Starting in 1906, water was pumped from a system of artesian wells. But the water was very hard and not abundant enough. The search was still on for a better supply. In studies done in 1912, US consultant Charles Slichter identified Shoal Lake as having a perfect water supply worth all costs of developing a new water system; $13 million! It was a year of recession and city budgets were strained. But Winnipeggers were convinced of the need to do the right thing. In October of 1913 citizens voted in favour of the Shoal Lake Aqueduct expenditure of $13 million. Work on the Shoal Lake aqueduct began in 1913 after the election of Thomas Russ Deacon as mayor. It took five and a half years and all of the $13 million but in March 29, 1919 the work was completed and Winnipeg's water supply became about the best in the country.


The aqueduct was a significant engineering feat and was called the "Rome of the West." A railway was built to provide access along the route which lacks a road. The aqueduct is simply a concrete tube 156 km long. Since the source at Shoal Lake is 294 feet higher than Winnipeg, gravity brings water to the edges of the city where it feeds four water reservoirs. The main reservoir is named the Deacon after the mayor. The best part of it is that this 76 year old system still works. We have gone from a population of 200,000 when it was built to a city four times the size and with modern appetites. It still delivers 80 million gallons per day as originally designed. Today the average person uses 480 litres per day or 106 gallons.


The water is considered to be of high quality. No treatment is done excepting fluoridation (started in Dec 28 1956), and chlorine which is added to keeps bugs down. Treatment is anticipated in the near future, particularly as the public's expectations increase.

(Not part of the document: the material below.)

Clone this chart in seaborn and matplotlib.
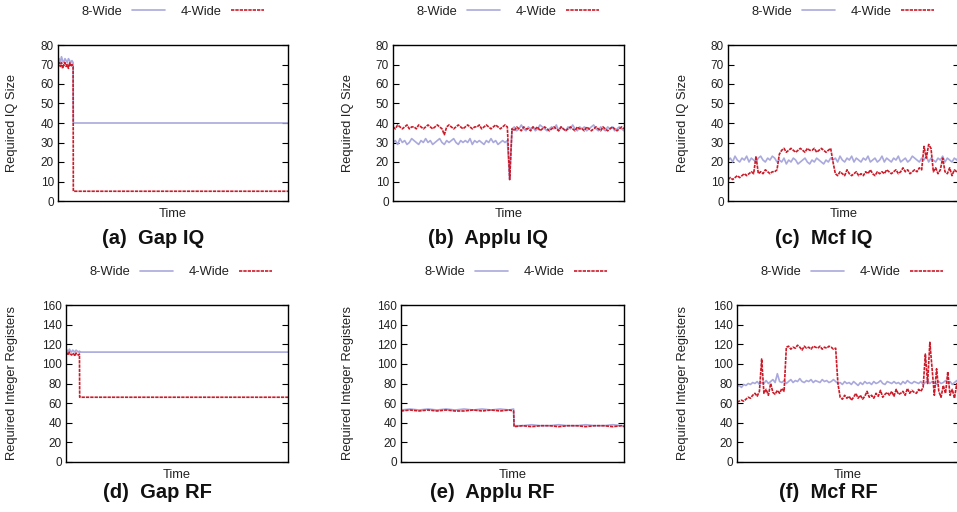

In today's political climate there is a pre-occupation with taxes and watching spending. But it was also a concern in 1913. Yet our forefathers demonstrated that when a city thinks it has a future, it has to be prepared to invest in it. Deciding to spend the $13 million it took in 1913 has given us a legacy, and an asset, not the debts we leave today for future generations. The Shoal Lake Aqueduct's equivalent value today is about $270 million.

And while expansion is anticipated during the next decade, water conservation can postpone needed upgrading by 1 year for every percentage reduction in usage. If this isn't enough, engineering studies have considered alternative sources like Lake Natalie, ground water from Sandilands and even the Assiniboine. But Shoal Lake is likely to remain the future source. Conservation coupled with prudent maintenance of the system seems the most cost effective choice of all.